The exercise –
Return, without pictures, the lines from the start of the data through the one that contains "const questions = d3.range(1, 34);".
|---|
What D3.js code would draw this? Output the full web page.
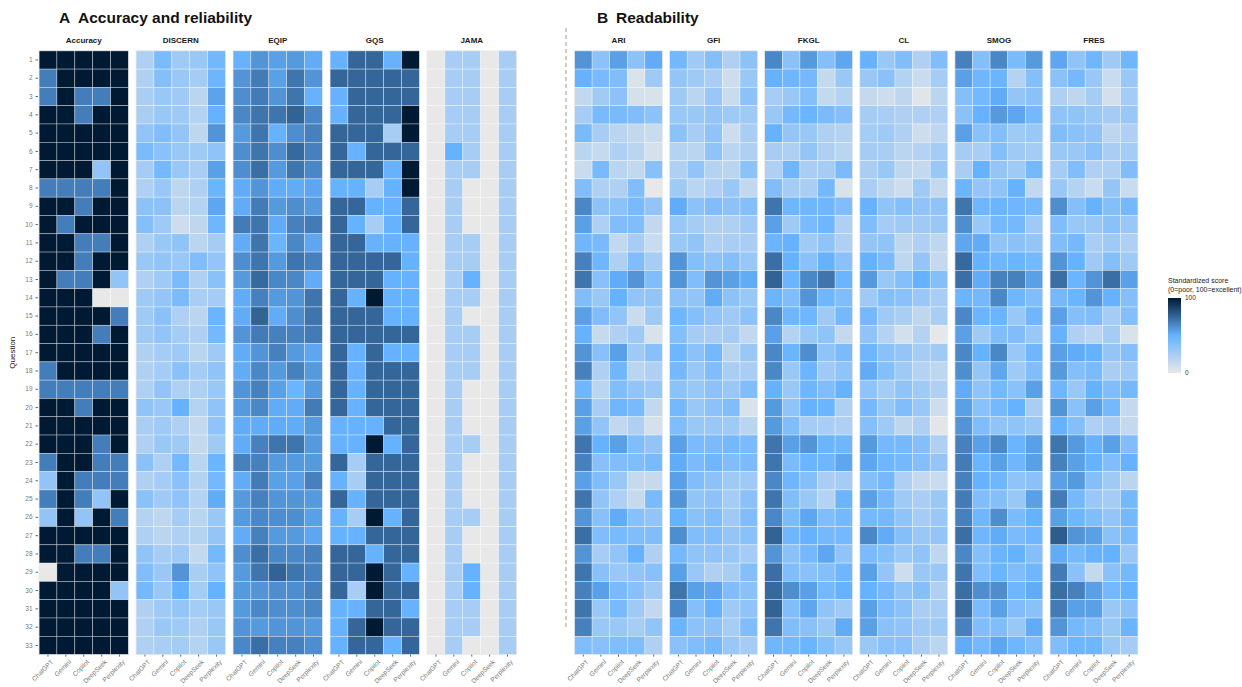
<!DOCTYPE html>
<html>
<head>
<meta charset="utf-8">
<script src="https://cdn.jsdelivr.net/npm/d3@7.9.0/dist/d3.min.js"></script>
<style>
  body { margin: 0; background: #fff; }
  text { font-family: "Liberation Sans", Arial, sans-serif; }
</style>
</head>
<body>
<svg id="chart" width="1242" height="687"></svg>
<script>
const models = ["ChatGPT", "Gemini", "Copilot", "DeepSeek", "Perplexity"];
const questions = d3.range(1, 34);

// standardized scores, one row per question, columns follow `models`
const accuracy = [
  [100,100,100,100,100],[67,100,100,100,100],[67,100,67,67,100],[100,100,67,100,100],[100,100,100,100,100],
  [100,100,100,100,100],[100,100,100,33,100],[67,67,67,67,100],[100,100,67,100,100],[100,67,100,100,100],
  [100,100,67,67,100],[100,100,67,100,100],[100,67,67,100,33],[100,100,100,0,0],[100,100,100,100,67],
  [100,100,100,67,100],[100,100,100,100,100],[67,100,100,100,100],[67,67,67,67,67],[100,100,67,100,100],
  [100,100,100,100,100],[100,100,100,67,100],[67,100,100,67,67],[33,100,67,67,67],[67,100,67,33,100],
  [33,100,33,100,67],[100,100,100,100,100],[100,100,67,67,100],[0,100,100,100,100],[100,100,100,100,33],
  [100,100,100,100,100],[100,100,100,100,100],[100,100,100,100,100]
];
const discern = [
  [22,42,28,30,45],[22,38,30,26,47],[24,30,28,18,55],[24,30,28,20,50],[33,40,32,16,60],
  [42,36,30,28,34],[26,44,30,24,56],[22,30,16,22,48],[35,35,18,20,54],[38,28,10,16,46],
  [22,30,34,18,26],[30,33,30,40,32],[22,28,42,22,36],[28,32,42,24,26],[28,36,22,18,48],
  [28,33,26,22,44],[22,26,28,18,28],[22,26,36,26,34],[22,33,22,22,30],[34,30,50,20,34],
  [24,28,22,14,34],[22,30,28,14,28],[36,22,44,18,48],[22,26,36,20,44],[36,28,34,20,52],
  [20,16,26,18,30],[22,18,22,20,32],[34,26,28,14,44],[40,30,60,24,34],[44,30,50,26,50],
  [22,28,32,26,30],[22,30,28,22,30],[22,24,26,20,30]
];
const eqip = [
  [50,60,56,58,52],[60,68,56,70,60],[62,68,60,70,50],[64,70,70,76,64],[58,70,50,62,66],
  [62,70,62,74,66],[62,72,58,70,64],[52,60,52,52,54],[52,68,58,62,58],[68,70,52,66,68],
  [52,70,48,64,54],[62,70,58,70,66],[58,74,64,64,52],[52,66,58,60,70],[52,76,52,62,70],
  [60,68,66,66,68],[52,60,66,58,54],[52,64,58,66,58],[60,66,56,48,58],[58,64,52,52,68],
  [52,52,52,52,58],[52,66,70,70,58],[66,66,58,58,58],[52,68,56,56,66],[58,66,60,60,58],
  [58,64,62,62,56],[52,66,58,58,54],[62,72,64,64,66],[58,70,76,70,66],[58,60,62,62,66],
  [58,64,62,62,64],[60,58,60,60,58],[64,72,66,66,62]
];
const gqs = [
  [50,75,75,50,100],[75,75,75,75,75],[50,75,75,75,75],[50,75,75,75,100],[75,75,75,25,100],
  [75,50,75,75,75],[75,75,75,50,100],[50,50,25,50,100],[75,75,50,50,75],[75,50,25,50,75],
  [75,75,50,50,50],[75,75,75,75,50],[75,75,75,50,50],[75,50,100,50,50],[75,75,75,50,50],
  [75,75,75,75,75],[75,50,75,50,50],[75,50,75,75,75],[75,50,75,75,75],[75,50,75,75,75],
  [50,50,50,75,75],[50,50,100,50,75],[75,25,75,75,75],[50,25,75,75,75],[75,50,75,75,75],
  [50,25,100,50,75],[50,50,75,75,75],[75,75,50,75,75],[75,75,100,75,50],[75,25,100,75,75],
  [50,50,75,75,50],[50,75,100,75,75],[50,75,75,50,75]
];
const jama = [
  [0,25,25,0,25],[0,25,25,0,25],[0,25,25,0,25],[0,25,25,0,25],[0,25,25,0,25],
  [0,50,25,0,25],[0,25,25,0,25],[0,25,0,0,25],[0,25,0,0,25],[0,25,0,0,25],
  [0,25,25,0,25],[0,25,25,0,25],[0,25,50,0,25],[0,25,25,0,25],[0,25,0,0,25],
  [0,25,25,0,25],[0,25,25,0,25],[0,25,25,0,25],[0,25,0,0,25],[0,25,0,0,25],
  [0,25,0,0,25],[0,25,25,0,25],[0,25,0,0,25],[0,25,0,0,25],[0,25,0,0,25],
  [0,25,25,0,25],[0,25,0,0,25],[0,25,0,0,25],[0,25,50,0,25],[0,25,50,0,25],
  [0,25,25,0,25],[0,25,25,0,25],[0,25,0,0,25]
];
const ari = [
  [60,35,56,35,52],[50,43,40,5,28],[15,27,35,7,6],[25,43,43,40,35],[43,25,18,15,12],
  [18,13,22,18,7],[12,43,18,15,37],[40,22,22,40,0],[64,35,35,43,33],[56,22,40,40,15],
  [46,43,15,25,12],[66,46,22,40,25],[70,37,52,60,40],[40,30,50,33,33],[56,40,33,12,28],
  [50,13,22,28,6],[60,37,56,28,37],[66,22,46,18,22],[46,18,40,33,30],[56,25,46,43,15],
  [56,33,15,22,7],[70,50,56,40,33],[66,37,40,40,43],[56,40,30,13,13],[70,33,22,13,43],
  [60,37,52,37,33],[72,40,43,40,40],[60,25,33,50,22],[70,37,30,33,37],[66,56,43,37,28],
  [70,30,43,28,15],[66,30,30,25,33],[40,37,40,40,22]
];
const gfi = [
  [45,28,38,22,35],[32,28,24,10,30],[28,18,30,12,35],[30,30,32,28,28],[35,25,34,10,24],
  [20,18,34,18,22],[22,33,20,18,35],[28,18,22,30,15],[52,35,40,35,38],[30,26,22,22,28],
  [30,33,22,24,24],[60,38,35,38,30],[60,40,60,56,52],[35,33,52,35,30],[46,38,33,28,35],
  [38,26,24,26,15],[46,35,44,18,30],[44,30,40,24,24],[35,30,35,30,40],[44,30,35,40,6],
  [40,30,30,28,18],[56,42,42,44,42],[52,42,46,40,42],[56,40,35,28,28],[60,33,35,26,36],
  [50,36,40,28,40],[62,40,40,32,36],[44,34,34,30,26],[56,30,22,25,38],[70,56,54,40,36],
  [64,38,50,28,34],[48,35,35,25,40],[36,40,44,30,26]
];
const fkgl = [
  [64,36,58,38,54],[50,46,44,14,30],[25,30,38,14,20],[30,44,48,42,38],[50,32,30,22,20],
  [25,22,32,22,18],[22,46,24,26,42],[40,26,24,44,6],[70,46,46,46,40],[56,28,42,46,22],
  [48,50,28,34,22],[72,50,36,50,36],[76,48,64,70,48],[48,40,60,46,40],[64,46,46,28,44],
  [56,20,30,34,14],[64,48,62,34,42],[64,30,48,28,34],[50,30,46,40,50],[58,34,50,48,22],
  [58,40,26,24,22],[70,56,60,48,46],[70,42,48,46,54],[64,46,38,24,26],[70,40,30,20,48],
  [64,42,54,40,44],[76,46,50,44,44],[60,36,44,54,34],[72,40,36,38,46],[74,62,56,44,50],
  [76,40,54,34,28],[70,40,36,30,52],[46,44,48,38,30]
];
const cl = [
  [50,30,40,22,40],[30,36,20,12,26],[14,10,16,3,18],[26,24,22,22,22],[26,28,22,10,16],
  [26,24,18,20,26],[24,30,16,14,30],[24,16,10,28,14],[50,34,38,34,34],[40,26,28,28,30],
  [32,34,16,22,16],[50,42,16,32,14],[58,30,38,50,38],[28,38,36,30,24],[44,28,24,16,24],
  [34,20,8,20,1],[46,36,32,26,28],[52,38,28,20,16],[34,26,34,28,22],[44,30,40,30,10],
  [38,28,16,22,2],[58,44,44,38,22],[54,46,44,38,32],[38,44,22,14,12],[56,44,28,24,30],
  [44,44,34,26,30],[64,52,38,30,32],[42,38,30,34,16],[56,32,10,30,30],[50,44,34,38,22],
  [56,42,36,24,24],[56,36,34,28,28],[30,36,36,24,18]
];
const smog = [
  [66,38,64,42,58],[56,46,48,20,38],[38,44,52,32,36],[36,50,58,54,44],[56,36,38,28,30],
  [26,24,38,28,26],[24,50,32,28,44],[48,32,34,50,15],[70,46,48,46,44],[62,30,44,44,28],
  [54,52,34,36,32],[74,50,46,48,44],[72,52,66,66,56],[48,44,64,46,40],[64,48,48,30,46],
  [56,28,40,40,30],[64,50,64,30,46],[62,32,54,28,40],[52,34,44,36,56],[56,36,44,50,24],
  [60,40,34,34,30],[66,56,64,48,56],[68,48,56,46,56],[66,50,46,34,36],[68,40,38,30,56],
  [66,46,62,42,50],[72,46,52,42,46],[64,38,48,50,38],[70,40,48,40,46],[72,62,62,46,52],
  [74,42,56,40,36],[66,40,40,30,52],[52,44,54,46,40]
];
const fres = [
  [54,34,46,28,46],[36,44,30,12,30],[22,16,26,8,26],[34,34,30,26,30],[40,36,34,16,22],
  [30,30,36,24,26],[26,40,22,22,40],[30,20,12,32,12],[62,38,50,38,44],[40,30,30,36,30],
  [40,44,24,28,22],[60,50,28,38,28],[72,48,60,72,56],[44,48,60,50,38],[56,38,40,26,38],
  [50,22,18,26,6],[56,52,50,32,38],[58,38,42,24,28],[46,30,50,40,44],[60,36,56,44,14],
  [50,38,22,24,14],[70,58,50,56,40],[66,56,50,40,50],[56,58,38,28,18],[68,44,30,26,44],
  [56,46,40,32,44],[78,60,56,36,42],[52,44,50,50,30],[68,36,14,36,44],[72,66,56,44,50],
  [68,56,56,30,36],[60,44,40,30,48],[40,46,46,30,26]
];

const panelA = [
  { name: "Accuracy", values: accuracy },
  { name: "DISCERN", values: discern },
  { name: "EQIP", values: eqip },
  { name: "GQS", values: gqs },
  { name: "JAMA", values: jama }
];
const panelB = [
  { name: "ARI", values: ari },
  { name: "GFI", values: gfi },
  { name: "FKGL", values: fkgl },
  { name: "CL", values: cl },
  { name: "SMOG", values: smog },
  { name: "FRES", values: fres }
];

const svg = d3.select("#chart");
const color = d3.scaleLinear().domain([0, 50, 100]).range(["#e8e8e8", "#66b2ff", "#011a33"]);

const gridTop = 50.8, gridBottom = 654.6;
const y = d3.scaleBand().domain(questions).range([gridTop, gridBottom]);

function drawPanels(panels, x0, step, width, withYAxis) {
  panels.forEach((p, i) => {
    const left = x0 + i * step;
    const x = d3.scaleBand().domain(models).range([left, left + width]);
    const g = svg.append("g");

    g.append("text")
      .attr("x", left + width / 2).attr("y", 42.5)
      .attr("text-anchor", "middle")
      .attr("font-size", 8).attr("font-weight", "bold").attr("fill", "#1a1a1a")
      .text(p.name);

    const cells = [];
    p.values.forEach((row, r) => row.forEach((v, c) => cells.push({ q: questions[r], m: models[c], v })));

    g.selectAll("rect.cell").data(cells).join("rect")
      .attr("class", "cell")
      .attr("x", d => x(d.m)).attr("y", d => y(d.q))
      .attr("width", x.bandwidth()).attr("height", y.bandwidth())
      .attr("fill", d => color(d.v))
      .attr("stroke", "rgba(255,255,255,0.55)").attr("stroke-width", 0.6);

    g.append("rect")
      .attr("x", left).attr("y", gridTop).attr("width", width).attr("height", gridBottom - gridTop)
      .attr("fill", "none").attr("stroke", "#e4e4e4").attr("stroke-width", 0.6);

    const xAxis = g.append("g").attr("transform", `translate(0,${gridBottom})`)
      .call(d3.axisBottom(x).tickSize(2).tickPadding(1));
    xAxis.select(".domain").remove();
    xAxis.selectAll(".tick line").attr("stroke", "#666");
    xAxis.selectAll(".tick text")
      .attr("font-size", 6.5).attr("fill", "#777")
      .attr("text-anchor", "end")
      .attr("dy", "0.35em")
      .attr("transform", "translate(2,4) rotate(-45)");

    if (withYAxis && i === 0) {
      const yAxis = g.append("g").attr("transform", `translate(${left - 1},0)`)
        .call(d3.axisLeft(y).tickSize(2.5).tickPadding(3));
      yAxis.select(".domain").remove();
      yAxis.selectAll(".tick line").attr("stroke", "#666");
      yAxis.selectAll(".tick text").attr("font-size", 6.5).attr("fill", "#777");
    }
  });
}

drawPanels(panelA, 39, 97, 89.5, true);
drawPanels(panelB, 574.5, 95.1, 88, false);

// y title
svg.append("text")
  .attr("transform", `translate(15,${(gridTop + gridBottom) / 2}) rotate(-90)`)
  .attr("text-anchor", "middle").attr("font-size", 8).attr("fill", "#1a1a1a")
  .text("Question");

// panel titles
svg.append("text").attr("x", 59).attr("y", 22.5)
  .attr("font-size", 15.5).attr("font-weight", "bold").attr("fill", "#111")
  .text("A");
svg.append("text").attr("x", 78).attr("y", 22.5)
  .attr("font-size", 15.5).attr("font-weight", "bold").attr("fill", "#111")
  .text("Accuracy and reliability");
svg.append("text").attr("x", 597).attr("y", 22.5)
  .attr("font-size", 15.5).attr("font-weight", "bold").attr("fill", "#111")
  .text("B");
svg.append("text").attr("x", 616).attr("y", 22.5)
  .attr("font-size", 15.5).attr("font-weight", "bold").attr("fill", "#111")
  .text("Readability");

// divider
svg.append("line")
  .attr("x1", 566).attr("x2", 566).attr("y1", 28).attr("y2", 628)
  .attr("stroke", "#9a9a9a").attr("stroke-width", 1).attr("stroke-dasharray", "4,3");

// legend
const legX = 1168, legTop = 298, legBottom = 373, legW = 13;
const defs = svg.append("defs");
const grad = defs.append("linearGradient").attr("id", "legGrad")
  .attr("x1", 0).attr("x2", 0).attr("y1", 1).attr("y2", 0);
d3.range(0, 101, 10).forEach(v => {
  grad.append("stop").attr("offset", `${v}%`).attr("stop-color", color(v));
});
svg.append("text").attr("x", legX).attr("y", 283).attr("font-size", 7).attr("fill", "#1a1a1a")
  .text("Standardized score");
svg.append("text").attr("x", legX).attr("y", 291.5).attr("font-size", 7).attr("fill", "#1a1a1a")
  .text("(0=poor, 100=excellent)");
svg.append("rect").attr("x", legX).attr("y", legTop).attr("width", legW).attr("height", legBottom - legTop)
  .attr("fill", "url(#legGrad)");
const legScale = d3.scaleLinear().domain([0, 100]).range([legBottom, legTop]);
[0, 100].forEach(v => {
  svg.append("text").attr("x", legX + legW + 4).attr("y", legScale(v))
    .attr("dy", "0.35em").attr("font-size", 6.5).attr("fill", "#333").text(v);
});
</script>
</body>
</html>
|---|
Exercise answer –
What D3.js code would draw this? Output the full web page.
<!DOCTYPE html>
<html>
<head>
<meta charset="utf-8">
<script src="https://cdn.jsdelivr.net/npm/d3@7.9.0/dist/d3.min.js"></script>
<style>
  body { margin: 0; background: #fff; }
  text { font-family: "Liberation Sans", Arial, sans-serif; }
</style>
</head>
<body>
<svg id="chart" width="1242" height="687"></svg>
<script>
const models = ["ChatGPT", "Gemini", "Copilot", "DeepSeek", "Perplexity"];
const questions = d3.range(1, 34);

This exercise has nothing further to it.